WASHINGTON -The White House raised the prospect yesterday that the price tag for bailing out the nation's financial system could more than double to nearly $1.5 trillion.
President Barack Obama's 2010 budget outline, released yesterday, warns that, should economic conditions worsen, an additional $750 billion could be required on top of the $700 billion financial rescue fund authorized by Congress last fall.
"We hope that it will not be necessary," Peter R. Orszag, director of the Office of Management and Budget, said of doubling the fund. "We have no plans to go to Congress at this point to ask for additional money."
Highlighting the industry's problems, the government reported yesterday that banks and savings institutions insured by the Federal Deposit Insurance Corp. collectively incurred a net loss of $26.2 billion in the last three months of 2008, the first such quarterly loss since 1990.
Obama's budget outline for the fiscal year beginning Oct. 1 also calls for greater spending on oversight of the financial markets, with budget increases of 13 percent for the Securities and Exchange Commission and 44 percent for the Commodity Futures Trading Commission. In addition, the outline says more money would be provided to the Justice Department to investigate mortgage fraud and other financial activities, although an amount isn't specified.
Some lawmakers have called for boosting regulatory enforcement efforts, particularly at the SEC, which has been sharply criticized for failing to identify Bernard L. Madoff's alleged Ponzi scheme.

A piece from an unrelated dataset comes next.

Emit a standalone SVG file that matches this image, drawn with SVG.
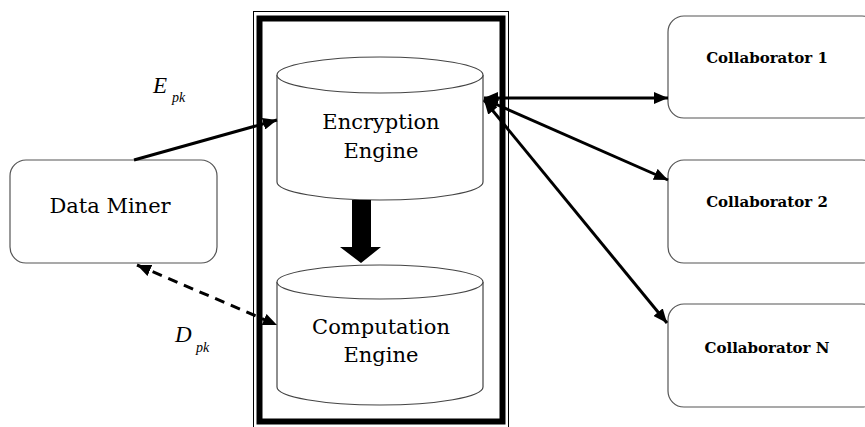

SEC chief Mary L. Schapiro said the additional money for the agency in the 2009-2010 budget would allow it to increase its staff and use new technology "to pursue risk-based approaches that would better detect fraud and ensure stronger oversight of the nation's securities markets."
But the main focus of the government's response to the financial crisis continues to be stabilizing the banking industry. The Treasury Department began so-called stress tests of the nation's largest banks on Wednesday to assess whether they could survive two more years of severe economic stress.
Such a worse-than-expected scenario was behind the decision to include the "contingency reserve" in the budget.
Analysts expressed little surprise that the cost of the bailout might top $1 trillion, in part because some of the money has been used for other purposes, such as assisting automakers and reducing home foreclosures.
"You just look at how quickly the government went through the first $350 billion. ... Look at the scale of the problems in the financial sector now," said Brad W. Setser, an economist at the Council on Foreign Relations. "I think it's probably in the ballpark of what's needed."